Analysis from Dr Gill Wyness of UCL’s Institute of Education found that predicted grades were only accurate in 16% of cases, and that under-prediction of grades is a particular issue for disadvantaged students. The research found that nearly one in four (23.7%) disadvantaged students who go on to achieve AAB or better in A-Level have predicted grades lower than their final results.
Students with under-predicted grades are less likely to apply to the most selective institutions, with their predicted grades acting as a barrier to social mobility.
Among the 12 systems in the study who have over 1 million students England, Wales & Northern Ireland is the only one which has a pre-qualifications admission system.
Within this clear commitment to deliver PQA, Labour will consult with universities, schools, and colleges on the detail of the implementation, to ensure that the needs of students at every phase of their education is reflected in a radically reformed system.
Nine of the 10 countries in the world with the best performing graduates have PQA. High performing systems are willing to try and overcome system inertia in order to remain high performing with four out of five of the countries with most able graduates presently undertaking/considering HE admissions reform.
There is a growing consensus that our system of higher education admissions is in need of reform. Both UCU and the Sutton Trust, a charity campaigning for improved social mobility, have already called for PQA to be implemented. This call was recently echoed by several university vice-chancellors.

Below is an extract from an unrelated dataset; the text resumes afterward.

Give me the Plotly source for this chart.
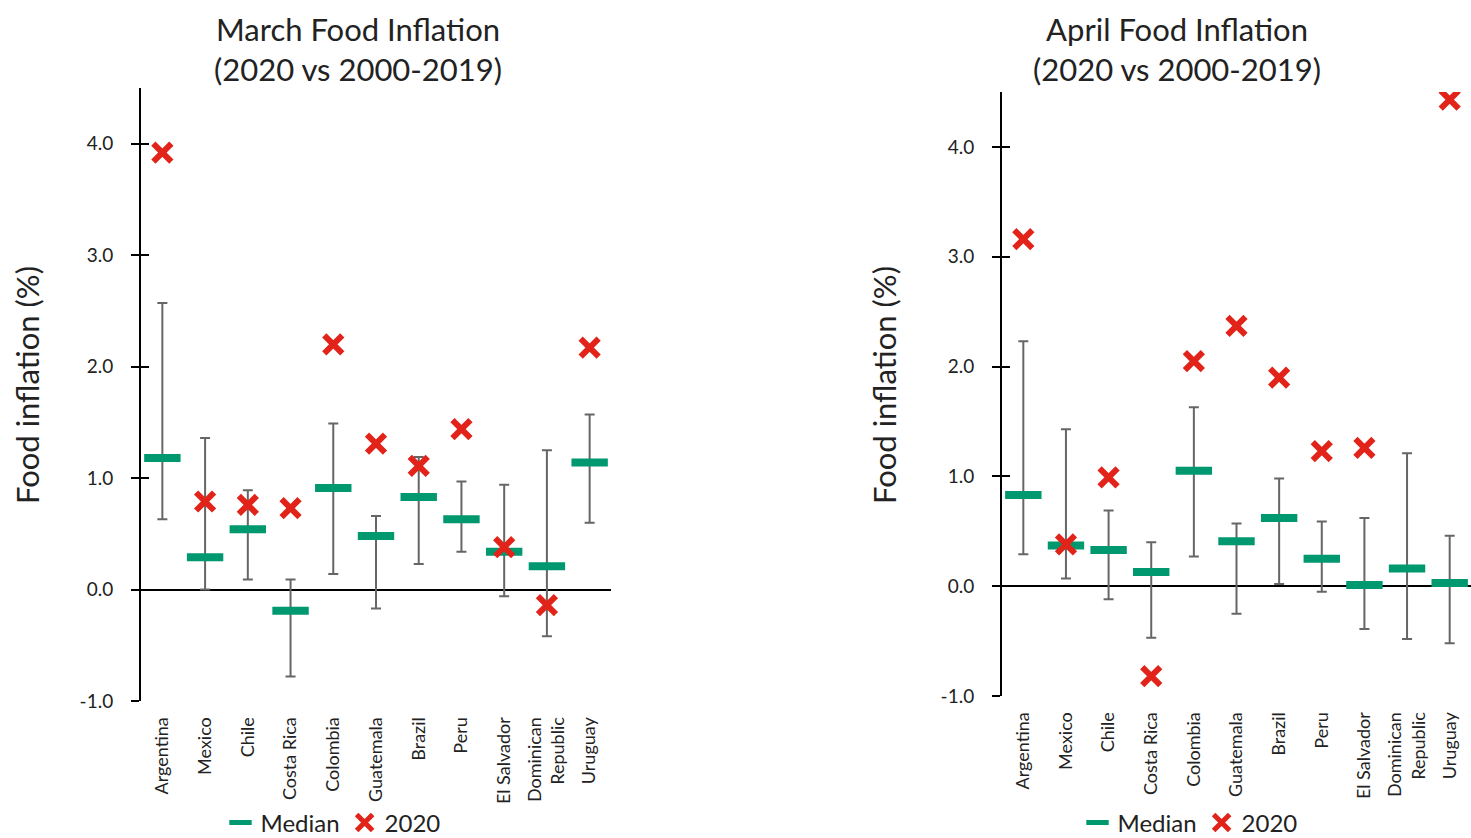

The independent regulator, the Office for Students, and university representative body UniversitiesUK are currently reviewing the admissions system. In particular, the UniversitesUK recently announced a review of higher education admissions, that would include considering the introduction of PQA. The Office for Students, the higher education regulator, is also in the process of reviewing higher education admissions, and will be considering PQA as part of this.
Analysis carried out by the former Department for Business Innovation and Skills in 2011 "Investigating the Accuracy of Predicted A Level Grades as part of 2009 UCAS Admission Process" looked at the accuracy of predicted grades based on the ethnicity of students. This found that black students were the most likely to have their grades under-predicted.
For many students, the clearing process is an incredibly stressful and worrying time:
“This was one of the most stressful experiences of my life. The Ucas website crashed, all phone lines were jammed and universities did not always give you an instant answer” - First Year Psychology Student | University Of Chichester
A record number of students, nearly two-fifths (38%) received an unconditional offer this year according to UCAS. The chief executive of UCAS criticised some institutions for using these offers in an effort to put “bottoms on seats." A quarter of applicants received a “conditional unconditional offer”, compared to a fifth at this point last year.
Previous research by academics at the university of Warwick found that in the current admissions system “there are significantly lower probabilities of receiving an offer to an applicant who (i) is from a non-white ethnic background, or (ii) is from a lower social class background, or (iii) attended either a comprehensive or further education college rather than a grammar or independent school.”